[Records with drawing code]
>>

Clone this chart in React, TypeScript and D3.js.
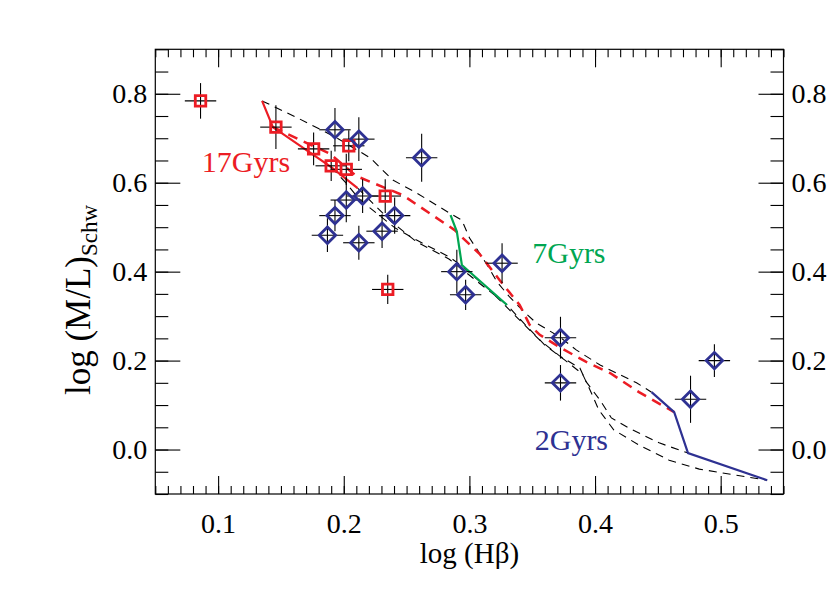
import * as d3 from 'd3';
import { useEffect, useRef } from 'react';

const WIDTH = 830;
const HEIGHT = 593;

// red squares (with errors)
const squareX = [0.086, 0.146, 0.176, 0.204, 0.190, 0.202, 0.233, 0.235];
const squareY = [0.784, 0.725, 0.676, 0.683, 0.638, 0.630, 0.570, 0.360];
const squareErrY = [0.040, 0.049, 0.037, 0.035, 0.034, 0.035, 0.038, 0.033];

// blue diamonds (with errors)
const diamondX = [0.193, 0.212, 0.262, 0.202, 0.215, 0.193, 0.2405, 0.187, 0.2305, 0.212, 0.290, 0.297, 0.326, 0.3725, 0.3725, 0.476, 0.495];
const diamondY = [0.719, 0.698, 0.656, 0.561, 0.570, 0.526, 0.526, 0.482, 0.491, 0.465, 0.400, 0.348, 0.419, 0.2515, 0.150, 0.113, 0.200];
const diamondErrY = [0.049, 0.049, 0.054, 0.050, 0.038, 0.035, 0.041, 0.038, 0.038, 0.038, 0.049, 0.034, 0.045, 0.047, 0.040, 0.053, 0.037];
const errX = 0.0125;

// model tracks (constant metallicity, dashed)
const trackA = [[0.135, 0.784], [0.163, 0.746], [0.193, 0.703], [0.221, 0.656], [0.239, 0.606], [0.258, 0.577], [0.284, 0.532], [0.294, 0.516], [0.300, 0.476], [0.308, 0.442], [0.315, 0.411], [0.322, 0.377], [0.332, 0.343], [0.342, 0.314], [0.353, 0.285], [0.372, 0.253], [0.385, 0.224], [0.404, 0.190], [0.433, 0.150], [0.445, 0.129]];
const trackRed = [[0.1436, 0.725], [0.189, 0.665], [0.210, 0.615], [0.247, 0.572], [0.268, 0.532], [0.288, 0.494], [0.308, 0.440], [0.324, 0.381], [0.340, 0.325], [0.348, 0.280], [0.356, 0.258], [0.373, 0.228], [0.393, 0.197], [0.412, 0.172], [0.435, 0.129], [0.463, 0.084]];
const trackC = [[0.190, 0.635], [0.201, 0.602], [0.213, 0.561], [0.241, 0.498], [0.258, 0.471], [0.284, 0.433], [0.294, 0.413], [0.316, 0.359], [0.340, 0.291], [0.356, 0.246], [0.372, 0.210], [0.388, 0.183], [0.393, 0.152], [0.404, 0.111], [0.413, 0.071], [0.427, 0.048], [0.451, 0.015], [0.474, -0.008]];
const trackD = [[0.211, 0.588], [0.222, 0.557], [0.238, 0.512], [0.258, 0.467], [0.284, 0.428], [0.308, 0.374], [0.330, 0.325], [0.344, 0.282], [0.360, 0.235], [0.376, 0.201], [0.390, 0.170], [0.396, 0.134], [0.403, 0.089], [0.415, 0.044], [0.435, 0.010], [0.459, -0.024], [0.483, -0.044], [0.511, -0.057], [0.537, -0.069]];

// constant age lines
const age17 = [[0.135, 0.784], [0.1436, 0.725], [0.190, 0.635], [0.211, 0.588]];
const age7 = [[0.285, 0.527], [0.290, 0.490], [0.294, 0.415], [0.330, 0.325]];
const age2 = [[0.445, 0.129], [0.463, 0.084], [0.474, -0.008], [0.537, -0.069]];

const ageLabels = [
  { text: '17Gyrs', x: 0.087, y: 0.624, color: '#ec1c24' },
  { text: '7Gyrs', x: 0.350, y: 0.419, color: '#00a651' },
  { text: '2Gyrs', x: 0.352, y: 0.0, color: '#2e3192' },
];

const xMajor = [0.1, 0.2, 0.3, 0.4, 0.5];
const yMajor = [0.0, 0.2, 0.4, 0.6, 0.8];

const RED = '#ec1c24';
const GREEN = '#00a651';
const BLUE = '#2e3192';
const FONT = "'Liberation Serif', 'Times New Roman', serif";

const App = () => {
  const svgRef = useRef<SVGSVGElement | null>(null);

  useEffect(() => {
    const margin = { left: 155.3, right: 783.5, top: 49.3, bottom: 494 };
    const x = d3.scaleLinear().domain([0.05, 0.55]).range([margin.left, margin.right]);
    const y = d3.scaleLinear().domain([-0.1, 0.9]).range([margin.bottom, margin.top]);

    const svg = d3.select(svgRef.current);
    svg.selectAll('*').remove();
    const g = svg.append('g');

    // frame
    g.append('rect')
      .attr('x', margin.left).attr('y', margin.top)
      .attr('width', margin.right - margin.left).attr('height', margin.bottom - margin.top)
      .attr('fill', 'none').attr('stroke', '#000').attr('stroke-width', 1.2);

    const xMinor = d3.range(0.05, 0.5501, 0.01);
    const yMinor = d3.range(-0.1, 0.9001, 0.05);

    const styleAxis = (sel: any) => {
      sel.select('.domain').remove();
      sel.selectAll('line').attr('stroke', '#000').attr('stroke-width', 1.1);
      sel.selectAll('text').attr('font-family', FONT).attr('font-size', 28).attr('fill', '#000');
    };

    // bottom
    g.append('g').attr('transform', `translate(0,${margin.bottom})`)
      .call(d3.axisBottom(x).tickValues(xMinor).tickSize(-8).tickFormat(() => ''))
      .call(styleAxis);
    const bottom = g.append('g').attr('transform', `translate(0,${margin.bottom})`)
      .call(d3.axisBottom(x).tickValues(xMajor).tickSize(-18).tickFormat(d3.format('.1f')))
      .call(styleAxis);
    bottom.selectAll('text').attr('y', 39).attr('dy', '0');

    // top
    g.append('g').attr('transform', `translate(0,${margin.top})`)
      .call(d3.axisTop(x).tickValues(xMinor).tickSize(-8).tickFormat(() => ''))
      .call(styleAxis);
    g.append('g').attr('transform', `translate(0,${margin.top})`)
      .call(d3.axisTop(x).tickValues(xMajor).tickSize(-18).tickFormat(() => ''))
      .call(styleAxis);

    // left
    g.append('g').attr('transform', `translate(${margin.left},0)`)
      .call(d3.axisLeft(y).tickValues(yMinor).tickSize(-13).tickFormat(() => ''))
      .call(styleAxis);
    const left = g.append('g').attr('transform', `translate(${margin.left},0)`)
      .call(d3.axisLeft(y).tickValues(yMajor).tickSize(-25).tickFormat(d3.format('.1f')))
      .call(styleAxis);
    left.selectAll('text').attr('x', -8);

    // right
    g.append('g').attr('transform', `translate(${margin.right},0)`)
      .call(d3.axisRight(y).tickValues(yMinor).tickSize(-13).tickFormat(() => ''))
      .call(styleAxis);
    const right = g.append('g').attr('transform', `translate(${margin.right},0)`)
      .call(d3.axisRight(y).tickValues(yMajor).tickSize(-25).tickFormat(d3.format('.1f')))
      .call(styleAxis);
    right.selectAll('text').attr('x', 8);

    // titles
    g.append('text')
      .attr('x', (margin.left + margin.right) / 2).attr('y', 563)
      .attr('text-anchor', 'middle')
      .attr('font-family', FONT).attr('font-size', 29)
      .text('log (Hβ)');

    const yt = g.append('text')
      .attr('transform', `translate(90,300) rotate(-90)`)
      .attr('text-anchor', 'middle')
      .attr('font-family', FONT).attr('font-size', 35);
    yt.append('tspan').text('log (M/L)');
    yt.append('tspan').attr('font-size', 23).attr('dy', 7).text('Schw');

    // model lines
    const line = d3.line<number[]>().x((d) => x(d[0])).y((d) => y(d[1]));
    const plot = g.append('g');

    [trackA, trackC, trackD].forEach((t) => {
      plot.append('path').attr('d', line(t))
        .attr('fill', 'none').attr('stroke', '#000').attr('stroke-width', 1.1)
        .attr('stroke-dasharray', '8,6');
    });
    plot.append('path').attr('d', line(trackRed))
      .attr('fill', 'none').attr('stroke', RED).attr('stroke-width', 2.5)
      .attr('stroke-dasharray', '10,7');
    plot.append('path').attr('d', line(age17))
      .attr('fill', 'none').attr('stroke', RED).attr('stroke-width', 2.2);
    plot.append('path').attr('d', line(age7))
      .attr('fill', 'none').attr('stroke', GREEN).attr('stroke-width', 2.2);
    plot.append('path').attr('d', line(age2))
      .attr('fill', 'none').attr('stroke', BLUE).attr('stroke-width', 2.2);

    // error bars
    const drawErr = (xs: number[], ys: number[], eys: number[]) => {
      xs.forEach((xv, i) => {
        plot.append('line')
          .attr('x1', x(xv - errX)).attr('x2', x(xv + errX))
          .attr('y1', y(ys[i])).attr('y2', y(ys[i]))
          .attr('stroke', '#000').attr('stroke-width', 1.1);
        plot.append('line')
          .attr('x1', x(xv)).attr('x2', x(xv))
          .attr('y1', y(ys[i] - eys[i])).attr('y2', y(ys[i] + eys[i]))
          .attr('stroke', '#000').attr('stroke-width', 1.1);
      });
    };
    drawErr(squareX, squareY, squareErrY);
    drawErr(diamondX, diamondY, diamondErrY);

    const sq = d3.symbol().type(d3.symbolSquare).size(110);
    const dm = d3.symbol().type(d3.symbolSquare).size(135);
    plot.selectAll('.sq').data(squareX).enter().append('path')
      .attr('class', 'sq')
      .attr('d', sq() as string)
      .attr('transform', (d, i) => `translate(${x(d)},${y(squareY[i])})`)
      .attr('fill', 'none').attr('stroke', RED).attr('stroke-width', 2.8);

    plot.selectAll('.dm').data(diamondX).enter().append('path')
      .attr('class', 'dm')
      .attr('d', dm() as string)
      .attr('transform', (d, i) => `translate(${x(d)},${y(diamondY[i])}) rotate(45)`)
      .attr('fill', 'none').attr('stroke', BLUE).attr('stroke-width', 2.8);

    // age labels
    plot.selectAll('.age').data(ageLabels).enter().append('text')
      .attr('class', 'age')
      .attr('x', (d) => x(d.x)).attr('y', (d) => y(d.y))
      .attr('font-family', FONT).attr('font-size', 30)
      .attr('fill', (d) => d.color)
      .text((d) => d.text);
  }, []);

  return (
    <svg
      ref={svgRef}
      width={WIDTH}
      height={HEIGHT}
      style={{ position: 'absolute', left: 0, top: 0, background: '#fff' }}
    />
  );
};

export default App;
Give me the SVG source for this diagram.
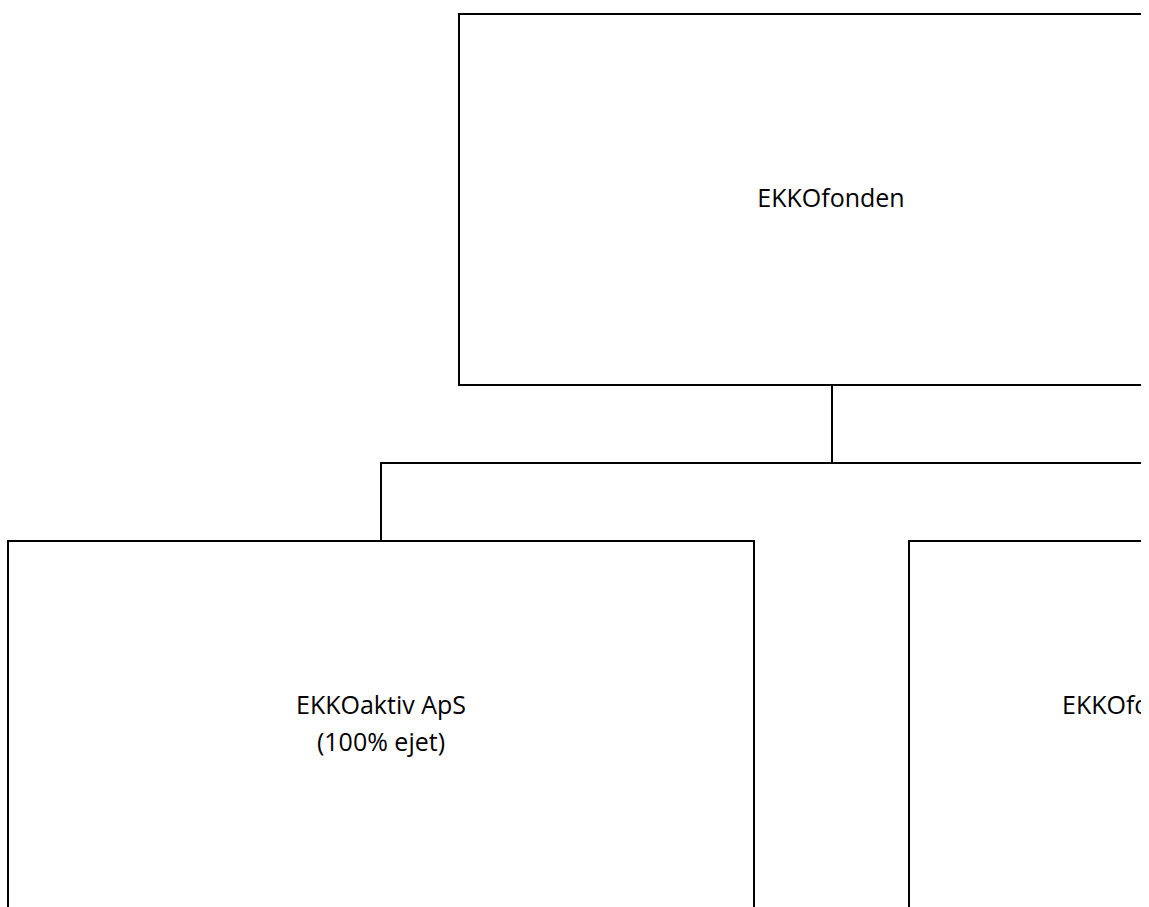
<svg xmlns="http://www.w3.org/2000/svg" width="1149" height="907" viewBox="0 0 1149 907">
<style>
.box{fill:#ffffff;stroke:#000000;stroke-width:2}
.conn{fill:none;stroke:#000000;stroke-width:2}
.lbl{font-family:"Open Sans","DejaVu Sans",sans-serif;font-size:25px;fill:#000000}
</style>
<defs>
<clipPath id="view"><rect x="0" y="0" width="1141" height="907"/></clipPath>
</defs>
<rect x="0" y="0" width="1149" height="907" fill="#ffffff"/>
<g clip-path="url(#view)">
<g id="connectors">
<polyline class="conn" points="832,385 832,463"/>
<polyline class="conn" points="381,541 381,463 1160,463"/>
</g>
<g id="node-ekkofonden">
<rect class="box" x="459" y="14" width="746" height="371"/>
<text class="lbl" x="831" y="207" text-anchor="middle">EKKOfonden</text>
</g>
<g id="node-ekkoaktiv">
<rect class="box" x="8" y="541" width="746" height="380"/>
<text class="lbl" x="381" y="714" text-anchor="middle">EKKOaktiv ApS</text>
<text class="lbl" x="381" y="751" text-anchor="middle">(100% ejet)</text>
</g>
<g id="node-right">
<rect class="box" x="909" y="541" width="746" height="380"/>
<text class="lbl" x="1062" y="714">EKKOfonden</text>
</g>
</g>
</svg>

<<

REQUIRED WORK: Give again, word for word, every line from the top of the data above to the line holding "const HEIGHT = 593;", inclusive, with the pictures left out.

WORKED SOLUTION:
Clone this chart in React, TypeScript and D3.js.
import * as d3 from 'd3';
import { useEffect, useRef } from 'react';

const WIDTH = 830;
const HEIGHT = 593;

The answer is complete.